Adrian mengabaikan ucapan Radell dan fokus memilih pakaian yang akan ia pinjamkan pada Radell. "You can wear my t-shirt," kata Adrian sambil menyerahkan kaos putih Champion miliknya.

Radell mengambil kaos milik Adrian lalu duduk di pinggir ranjang lalu berkata, "I'll patiently wait kalau kamu memang berniat untuk ambil koper aku sekarang, Dri."

Adrian menegakkan tubuhnya dan membalas perkataan Radell, "Aku akan ke bawah besok pagi. Tidak malam ini. I'm tired, tentunya kamu juga."

What?

"Aku mandi duluan, Ra." Adrian berjalan menuju kamar mandi kamar hotel meninggalkan Radell yang sedang bingung menatapnya.

Radell mendesah dan berkata, "Unbelievable, Dri."

Sembari menunggu Adrian selesai mandi, Radell pergi ke balkon kamar hotel tempat mereka menginap. Ia duduk di salah satu kursi dan membaca buku puisi favoritnya yang berjudul "She Felt Like Feel Nothing" karya R.H Sin, seorang pengarang berkebangsaan Amerika. R.H Sin terkenal lewat buku puisinya yang berjudul "Whiskey Words & a Shovel I" yang mampu menginpirasi pembacanya untuk senantiasa mencintai diri sendiri dan tidak terjebak dalam patah hati.

Radell cukup serius membaca buku dan tanpa sadar mendapati Adrian berdiri di sampingnya. Pria itu berkata dalam keheningan mereka, "Scene two: Do you even know how beautiful you are?

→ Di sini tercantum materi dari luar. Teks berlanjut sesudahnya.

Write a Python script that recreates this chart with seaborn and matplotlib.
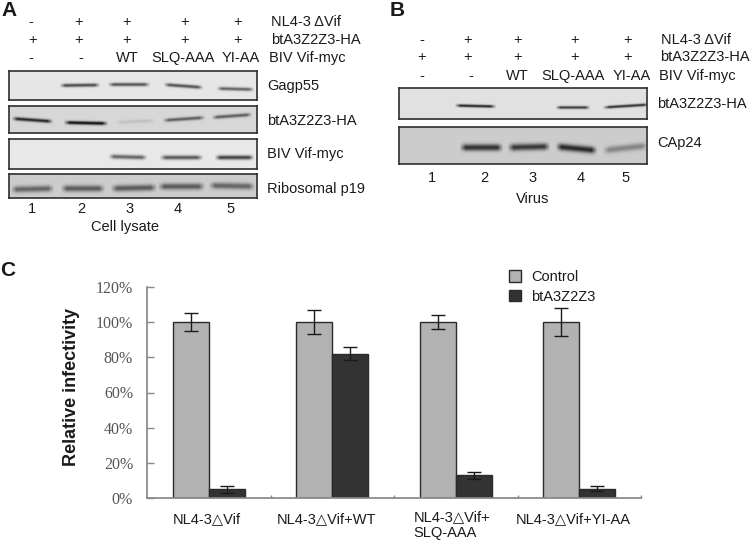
import numpy as np
import pandas as pd
import matplotlib
matplotlib.use("Agg")
import matplotlib.pyplot as plt
from matplotlib.patches import Patch
from matplotlib.transforms import ScaledTranslation
import seaborn as sns

# bar chart values (panel C)
groups = ["NL4-3△Vif", "NL4-3△Vif+WT", "NL4-3△Vif+\nSLQ-AAA", "NL4-3△Vif+YI-AA"]
control = [100, 100, 100, 100]
bta3 = [5, 82, 13, 5.5]
control_err = [5, 7, 4, 8]
bta3_err = [2, 3.7, 2, 1.2]
yticks = [0, 20, 40, 60, 80, 100, 120]

# band strength per lane, read off the blots (0 = no band)
gag = [0, 0.65, 0.62, 0.62, 0.55]
ha_lysate = [0.8, 0.9, 0.1, 0.55, 0.55]
vif_myc = [0, 0, 0.55, 0.6, 0.7]
ribo = [0.5, 0.55, 0.55, 0.55, 0.5]
ha_virus = [0, 0.8, 0, 0.7, 0.75]
cap24 = [0, 0.75, 0.72, 0.8, 0.35]

W, H = 750, 542
FS = 10.5
sns.set_theme(style="white")
plt.rcParams["font.family"] = ["Liberation Sans", "DejaVu Sans"]

fig = plt.figure(figsize=(7.5, 5.42), dpi=100)


def px_axes(x0, y0, x1, y1):
    return fig.add_axes([x0 / W, 1 - y1 / H, (x1 - x0) / W, (y1 - y0) / H])


def label(x, y, s, ha="left", size=FS, **kw):
    fig.text(x / W, 1 - y / H, s, ha=ha, va="center", fontsize=size, color="#1a1a1a", **kw)


def blot(box, density, spans, rows, bg, thick):
    x0, y0, x1, y1 = box
    w, h = x1 - x0, y1 - y0
    img = np.full((h, w), bg, dtype=float)
    yy = np.arange(h) + y0
    for d, (a, b), (ya, yb) in zip(density, spans, rows):
        if d == 0:
            continue
        for x in range(max(a, x0), min(b, x1)):
            t = (x - a) / (b - a)
            edge = min(1, min(t, 1 - t) * 7)
            mid = ya + (yb - ya) * t
            img[:, x - x0] -= d * edge * np.exp(-((yy - mid) / thick) ** 2) * bg
    ax = px_axes(*box)
    sns.heatmap(img, ax=ax, cmap="gray", vmin=0, vmax=1, cbar=False,
                xticklabels=False, yticklabels=False)
    ax.tick_params(length=0)
    for s in ax.spines.values():
        s.set_visible(True)
        s.set_color("#2e2e2e")
        s.set_linewidth(1.2)


# panel A blots
blot((9, 71, 257, 100), gag,
     [(11, 50), (59, 100), (107, 150), (163, 203), (216, 254)],
     [(85, 85), (85, 84.5), (84, 84), (84, 87), (88, 89)], 0.90, 1.8)
blot((9, 106, 257, 133), ha_lysate,
     [(11, 53), (63, 108), (115, 155), (162, 205), (211, 252)],
     [(118, 121), (122, 123), (122, 120), (120, 117), (117, 114)], 0.84, 1.8)
blot((9, 139, 257, 169), vif_myc,
     [(11, 50), (60, 100), (108, 147), (159, 203), (214, 254)],
     [(156, 156), (156, 156), (156, 157), (157, 157), (157, 157)], 0.91, 2.2)
blot((9, 174, 257, 198), ribo,
     [(10, 54), (60, 105), (110, 157), (157, 205), (208, 255)],
     [(189, 188), (188, 188), (188, 187), (186, 186), (185, 186)], 0.80, 3.2)

# panel B blots
blot((399, 88, 647, 119), ha_virus,
     [(400, 440), (454, 496), (500, 545), (555, 590), (602, 650)],
     [(105, 105), (105, 106), (105, 105), (107, 107), (107, 104)], 0.88, 1.5)
blot((399, 127, 647, 164), cap24,
     [(400, 440), (459, 503), (507, 550), (555, 597), (602, 648)],
     [(147, 147), (147, 147), (147, 146), (146, 150), (150, 145)], 0.80, 3.4)

# panel letters
label(1, 11, "A", size=15, fontweight="bold")
label(390, 10, "B", size=15, fontweight="bold")
label(0, 270, "C", size=15, fontweight="bold")

# treatment rows, panel A
for i, x in enumerate([31, 79, 127, 185, 238]):
    label(x, 22, "-" if i == 0 else "+", ha="center")
    label(x + 2 if i == 0 else x, 40, "+", ha="center")
for x, s in zip([31, 81, 127, 183, 241], ["-", "-", "WT", "SLQ-AAA", "YI-AA"]):
    label(x, 58, s, ha="center")
label(271, 22, "NL4-3 ΔVif")
label(271, 40, "btA3Z2Z3-HA")
label(269, 58, "BIV Vif-myc")
for y, s in zip([86, 121, 154, 189], ["Gagp55", "btA3Z2Z3-HA", "BIV Vif-myc", "Ribosomal p19"]):
    label(267, y, s)
for i, x in enumerate([32, 81, 130, 178, 231]):
    label(x, 209, str(i + 1), ha="center")
label(125, 227, "Cell lysate", ha="center")

# treatment rows, panel B
for i, x in enumerate([422, 468, 518, 575, 628]):
    label(x, 40, "-" if i == 0 else "+", ha="center")
    label(x, 57, "+", ha="center")
for x, s in zip([422, 471, 517, 573, 632], ["-", "-", "WT", "SLQ-AAA", "YI-AA"]):
    label(x, 76, s, ha="center")
label(661, 40, "NL4-3 ΔVif")
label(660, 57, "btA3Z2Z3-HA")
label(659, 76, "BIV Vif-myc")
label(657, 104, "btA3Z2Z3-HA")
label(657, 143, "CAp24")
for i, x in enumerate([432, 484, 533, 581, 626]):
    label(x, 178, str(i + 1), ha="center")
label(533, 199, "Virus", ha="center")

# panel C bars
df = pd.DataFrame({
    "group": groups * 2,
    "kind": ["Control"] * 4 + ["btA3Z2Z3"] * 4,
    "value": control + bta3,
})
colors = {"Control": "#b2b2b2", "btA3Z2Z3": "#333333"}
ax = px_axes(147, 286.7, 641, 498.3)
sns.barplot(data=df, x="group", y="value", hue="kind", palette=colors, width=0.585,
            gap=0, saturation=1, errorbar=None, edgecolor="#2a2a2a", linewidth=1,
            legend=False, ax=ax)

errs = control_err + bta3_err
for bar, e in zip([b for c in ax.containers for b in c], errs):
    ax.errorbar(bar.get_x() + bar.get_width() / 2, bar.get_height(), yerr=e, color="#1a1a1a",
                capsize=5, lw=1, capthick=1)

ax.set_xlim(-0.5, 3.5)
ax.set_ylim(0, 120)
ax.set_xlabel("")
ax.set_ylabel("")
ax.set_yticks(yticks)
ax.set_yticklabels([f"{v}%" for v in yticks], family="Liberation Serif", fontsize=11.5, color="#555555")
ax.set_xticks([0.5, 1.5, 2.5, 3.5], minor=True)
ax.tick_params(axis="y", direction="in", length=5, color="#888888", width=1, left=True, pad=10)
ax.tick_params(axis="x", which="minor", direction="in", length=2, color="#888888", bottom=True)
ax.tick_params(axis="x", which="major", length=0, pad=10, labelsize=FS)
sns.despine(ax=ax)
ax.spines["left"].set_color("#888888")
ax.spines["bottom"].set_color("#888888")

nudge = [(-2, 0), (-6, 0), (-4, 2.5), (-6, 0)]
for t, (dx, dy) in zip(ax.get_xticklabels(), nudge):
    t.set_color("#1a1a1a")
    t.set_multialignment("left")
    t.set_linespacing(1.25)
    t.set_transform(t.get_transform() + ScaledTranslation(dx / 100, dy / 100, fig.dpi_scale_trans))

fig.text(72 / W, 1 - 387 / H, "Relative infectivity", rotation=90, ha="center", va="center",
         fontsize=13, fontweight="bold", color="#1a1a1a")

handles = [Patch(facecolor=colors[k], edgecolor="#2a2a2a", label=k) for k in colors]
fig.legend(handles=handles, loc="upper left", bbox_to_anchor=(509 / W, 1 - 270 / H), frameon=False,
           fontsize=FS, handlelength=0.85, handleheight=0.8, handletextpad=0.65, labelspacing=0.4,
           borderpad=0, borderaxespad=0, labelcolor="#1a1a1a")

fig.savefig("out.png", dpi=100)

How the stars envy you? Full of a light that shines through darkness. Full of life in the dead of night..."

Radell mengangkat wajahnya dan mendapati Adrian sedang menatap ke arah balkon-bukan dirinya. Terlihat dagu pria itu dipenuhi rambut-rambut halus, namun rambut itu tidak mengurangi ketampanannya sama sekali. Sudah berapa lama Adrian tidak bercukur? pikir Radell. Ia kehilangan fokusnya seketika. Padahal ia bermaksud untuk mengomentari perkataan Adrian-yang mengutip isi buku yang sedang ia baca.

Adrian melanjutkan kata-katanya, "Scene five: She lives with it, your secret, your lies. The things you've kept hidden. She knows every hiding place and yet she says nothing. She sits silently watching you play losing game with her heart..."

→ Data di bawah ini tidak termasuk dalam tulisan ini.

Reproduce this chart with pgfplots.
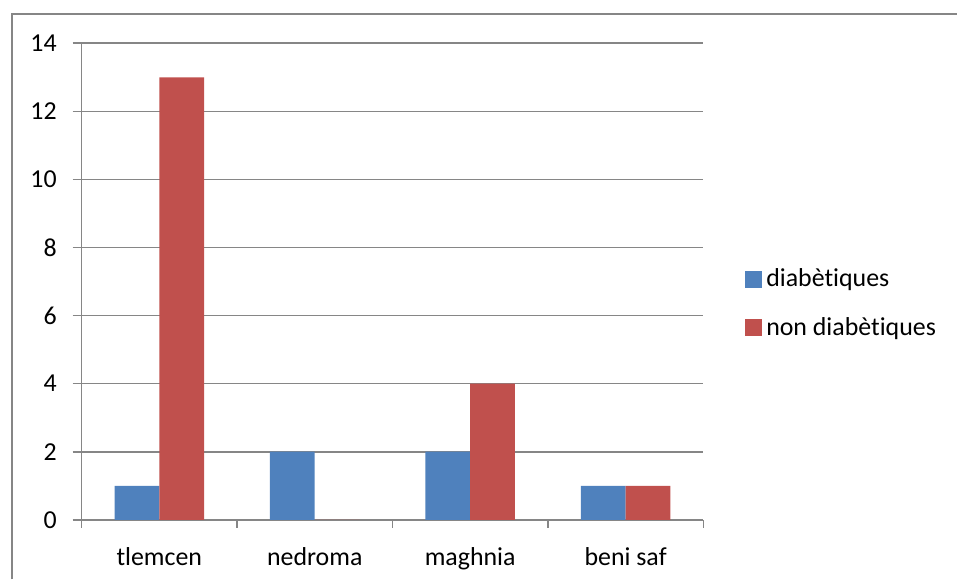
\documentclass[border=0pt]{standalone}
\usepackage{fontspec}
\setmainfont[RawFeature={-liga;-clig;-dlig;-calt}]{Carlito}
\usepackage{pgfplots}
\pgfplotsset{compat=1.18}

\definecolor{serieA}{HTML}{4F81BD}
\definecolor{serieB}{HTML}{C0504D}
\definecolor{axisgray}{HTML}{868686}

\begin{document}
\begin{tikzpicture}
\begin{axis}[
  at={(0,0)}, anchor=south west,
  scale only axis,
  width=312.5pt, height=239.5pt,
  ybar=0pt, bar width=22.5pt,
  xmin=-0.5, xmax=3.5,
  ymin=0, ymax=14,
  ytick={0,2,...,14},
  xtick={0,1,2,3},
  xticklabels={tlemcen,nedroma,maghnia,beni saf},
  minor xtick={-0.5,0.5,1.5,2.5,3.5},
  axis x line*=bottom, axis y line*=left,
  axis line style={axisgray, line width=0.8pt},
  x axis line style={-}, y axis line style={-},
  ymajorgrids, grid style={axisgray, line width=0.8pt},
  tick align=outside,
  tick style={axisgray, line width=0.8pt},
  major x tick style={draw=none},
  major tick length=4.5pt,
  minor tick length=4pt,
  /pgf/number format/assume math mode=true,
  tick label style={font=\fontsize{13}{15}\selectfont, text=black},
  yticklabel style={xshift=-4.5pt},
  xticklabel style={yshift=-6pt},
  legend style={draw=none, at={(1.067,0.454)}, anchor=west,
    font=\fontsize{13}{15}\selectfont, row sep=10pt, inner sep=0pt,
    cells={anchor=west}},
  legend image code/.code={\fill[#1] (0pt,-4.25pt) rectangle (8.5pt,4.25pt);},
]
\addplot[fill=serieA, draw=none] coordinates {(0,1) (1,2) (2,2) (3,1)};
\addplot[fill=serieB, draw=none] coordinates {(0,13) (1,0) (2,4) (3,1)};
\legend{diabètiques, non diabètiques}
\end{axis}
\draw[axisgray, line width=1pt] (-35pt,-30pt) -- (-35pt,254.25pt) -- (440pt,254.25pt);
\useasboundingbox (-41pt,-29.25pt) rectangle (438pt,261.25pt);
\end{tikzpicture}
\end{document}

Radell beranjak dari duduknya dan menyambung kata-kata Adrian, "One day she'll let you know what she knows. And that'll be that day that she's ready to let go." Menghela nafas, "I hate those lines."

Adrian memandangi wajah Radell yang sedang fokus menatap langit malam Singapura. Ia menimpali Radell, "Me too, Ra."